Les économies ont-elles pu être réalisées ?
(AJB sourit) - Revenons aux chiffres. Cette rupture a concerné 2,5 % du budget global de la santé. Si 50% d’économies sont réalisées sur la biologie, elles ne peuvent diminuer le budget global que de 1,25%. Fallait-il tout changer ? Je vous laisse le soin de répondre.

Que s’est-il passé ensuite ?
AJB- Ce n’est pas très clair. Nous manquons de données précises mais la population a continué de vieillir consommant de plus en plus d’examens. Les industriels se sont regroupés et ont augmenté le prix de leurs automates, réactifs et prestations. De fait, il est probable que les économies d’échelle réalisées aient été vaines. Par ailleurs, l'Ordre des pharmaciens qui est un des piliers de la profession a été secoué par l'instruction européenne et ceci a peut-être eu un impact sur la suite des évènements.
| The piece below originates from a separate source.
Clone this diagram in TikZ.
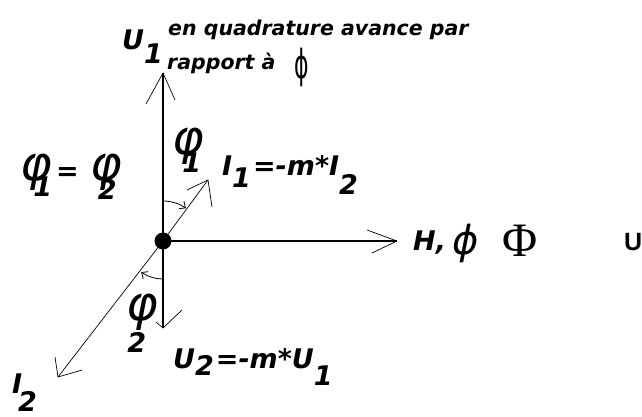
\documentclass[tikz,border=0pt]{standalone}
\usepackage{fontspec}
\setmainfont{DejaVu Sans}
\newfontfamily\lsans{Liberation Sans}
\newfontfamily\lserif{Liberation Serif}
\usetikzlibrary{arrows.meta}
\newcommand\lowr[2][10pt]{\raisebox{-#1}{#2}}
\newcommand\phfont{\fontsize{48}{50}\selectfont\mdseries}
\tikzset{
  lbl/.style={inner sep=0pt, anchor=base west, font=\fontsize{27}{29}\selectfont\bfseries\itshape},
  txt/.style={inner sep=0pt, anchor=base west, font=\fontsize{20.5}{22}\selectfont\bfseries\itshape},
  axisline/.style={line width=1.2pt},
  vecline/.style={line width=0.7pt},
  barb/.style={line width=0.7pt},
  arcarrow/.style={line width=0.8pt, -{Straight Barb[length=5pt,width=9pt]}},
}
\begin{document}
\begin{tikzpicture}[x=1pt,y=-1pt]
\useasboundingbox[fill=white] (0,0) rectangle (642,417);
% origin and vector tips
\node[circle,fill=black,inner sep=0pt,minimum size=17pt] (O) at (163,241) {};
\coordinate (U1t) at (163,73);
\coordinate (U2t) at (163,328);
\coordinate (Ht) at (397,241);
\coordinate (I1t) at (208,180);
\coordinate (I2t) at (58,377);
% axes and vectors
\draw[axisline] (O.center) -- (U1t);
\draw[axisline] (O.center) -- (U2t);
\draw[axisline] (O.center) -- (Ht);
\draw[vecline] (O.center) -- (I1t);
\draw[vecline] (O.center) -- (I2t);
% arrow barbs
\draw[barb] (U1t) -- ++(-17,31) (U1t) -- ++(12,27);
\draw[barb] (Ht) -- ++(-30,-11) (Ht) -- ++(-25,12);
\draw[barb] (U2t) -- ++(19,-18) (U2t) -- ++(-7,-6);
\draw[barb] (I1t) -- ++(-21,10) (I1t) -- ++(4,27);
\draw[barb] (I2t) -- ++(-3,-20) (I2t) -- ++(24,-7);
% angle arcs
\draw[arcarrow] (163,201) arc[start angle=-90,end angle=-55,radius=40];
\draw[arcarrow] (163,279) arc[start angle=90,end angle=125,radius=38];
% texts
\node[lbl] (u1) at (122,50) {U\lowr[14pt]{1}};
\node[txt] (q1) at (168,36) {en quadrature avance par};
\node[txt] (q2) at (167,70) {rapport à};
\node[inner sep=0pt, font=\fontsize{40}{42}\selectfont] (phtop) at (302,67) {\scalebox{0.55}[1]{ϕ}};
\node[lbl] (pleft) at (20,180) {{\phfont φ}\kern-18.5pt\lowr[16pt]{1}\kern4pt=\kern12pt{\phfont φ}\kern-24.5pt\lowr[19pt]{2}};
\node[lbl] (pa1) at (172,154) {{\phfont φ}\kern-21.5pt\lowr[18pt]{1}};
\node[lbl] (pa2) at (126,320) {{\phfont φ}\kern-30.5pt\lowr[32pt]{2}};
\node[lbl] (i1) at (222,175) {I\lowr[12pt]{1}\kern2pt=-m*I\lowr[20pt]{2}};
\node[lbl] (hh) at (413,250) {H,};
\node[inner sep=0pt, anchor=base west, font=\fontsize{40}{42}\selectfont\itshape] (hphi) at (452,254) {ϕ};
\node[inner sep=0pt, anchor=base west, font=\lserif\fontsize{48}{50}\selectfont] (hPhi) at (502,256) {Φ};
\node[inner sep=0pt, anchor=base west, font=\lsans\fontsize{25}{27}\selectfont\bfseries] (uu) at (624,250) {U};
\node[lbl] (u2) at (173,368) {U\lowr[7pt]{2}\kern2pt=-m*U\lowr[17pt]{1}};
\node[lbl] (i2) at (12,393) {I\kern-4pt\lowr[18pt]{2}};
\end{tikzpicture}
\end{document}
Mais nous continuons la recherche de documents de l’époque pour le confirmer.

La biologie médicale a finalement cessé d’exister en tant que telle.
AJB- Oui. Aux alentours de 2030, le concept même de laboratoire a disparu laissant la place aux « with you », ces boitiers qui nous accompagnent partout et qui, entre autres fonctions, surveillent en permanence nos paramètres vitaux. Mais ça c’est du présent, cela ne m’intéresse pas beaucoup. (Deux bips différents retentissent). D’ailleurs mon « with you » me signale que je dois manger mais en diminuant ma ration de lipides. Que dit le vôtre le vôtre ?

Que mon taux de sérotonine s’élève. Vous êtes libre pour dîner ?
AJB- Absolument. Je vous raconterai une autre histoire passionnante, celle de la radiologie.


Sandra Yuan-Riviêre.
Mars 2043, pour European e-News.

Mes amis, j'ai enfin mis la main sur les textes de la version V14 de l'ordonnance et de la norme 15189 : 2007. J'ai comme l'impression qu'on a pas finit d'en entendre parler ! L'avenir nous le dira bien.